На почтовом штемпеле -- Дмитровск (уездный город Орловской губернии).
Письмо Д. В. Карташова было процитировано Достоевским в майском выпуске "Дневника писателях", глава первая, подглавка I "Из частного письма" (23, 5) и таким образом как бы послужило толчком к разбору "дела Каировой" в последующих статьях выпуска. Кроме того, письмо Карташова стало поводом к размышлению о "новом слове", послышавшемся из нашей провинции. Во II подглавке выпуска "Областное новое слово" Достоевский, включившийся в полемику о провинциальной печати, которая была частью большой и многолетней дискуссии о различных принципах устройства России (федеративном или централизованном), отметил: "Это письмо из провинции есть письмо частное, но замечу здесь к слову, что наша провинция решительно хочет зажить своеобразно и чуть ли не эмансипироваться от столиц совсем" (23, 6).

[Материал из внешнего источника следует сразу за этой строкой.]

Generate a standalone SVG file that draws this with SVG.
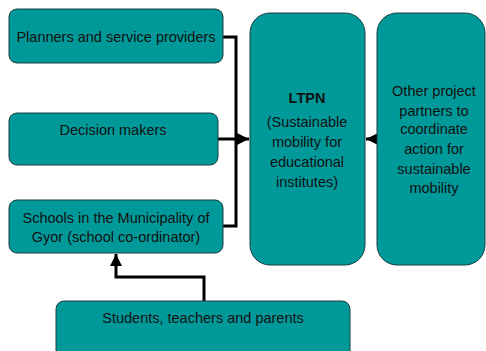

Основанием для такого суждения было, конечно, не столько внимание Карташова к делу Каировой, сколько выраженное в его письме коллективное суждение группы читателей о "Дневнике писателя", суждение, которое Достоевский, конечно же, не мог воспроизвести, но не мог и не учитывать как мнение определенного круга провинциальной публики.
1 Неточная цитата из стихотворения М. Ю. Лермонтова "Пророк" (1841). У Лермонтова:
Провозглашать я стал любви
И правды чистые ученья.
2 Имеется в виду вторая глава февральского выпуска "Дневника писателя", посвященная разбору судебного слушании дела С. Л. Кроненберга (у Достоевского -- Кронеберга), обвинявшегося в истязании своей семилетней дочери. III подглавка "Речь г-на Спасовича. Ловкие приемы" -- содержит анализ речи адвоката В. Д. Спасовича (см.: 22, 57--63).
3 Вся первая глава апрельского выпуска "Дневника писателя" посвящена полемике с писателем и критиком В. Г. Авсеенко (см.: 22. 103--119 и 370--381).
4 Дальнейший текст письма, с некоторыми пропусками, Достоевский привел в начале майского выпуска "Дневника писателя" и откликнулся на призыв Д. Карташова, посвятив разбору "дела Каировой" первую главу майского выпуска.
5 В газетных отчетах сказано: "В нижнем помещении публики, занятом исключительно дамами, послышались рукоплескания, которые тотчас же были заглушены дружным шиканьем остальной части публики" (Биржевые ведомости. 1876. 30 аир. No 118).
6 Фраза: "Каировой женщина поругана публично -- И ей рукоплещут женщины!" -- в тексте "Дневника писателя" опушена, что отмечено Достоевским: "(NB. Здесь опускаю несколько слишком уже резких строк)".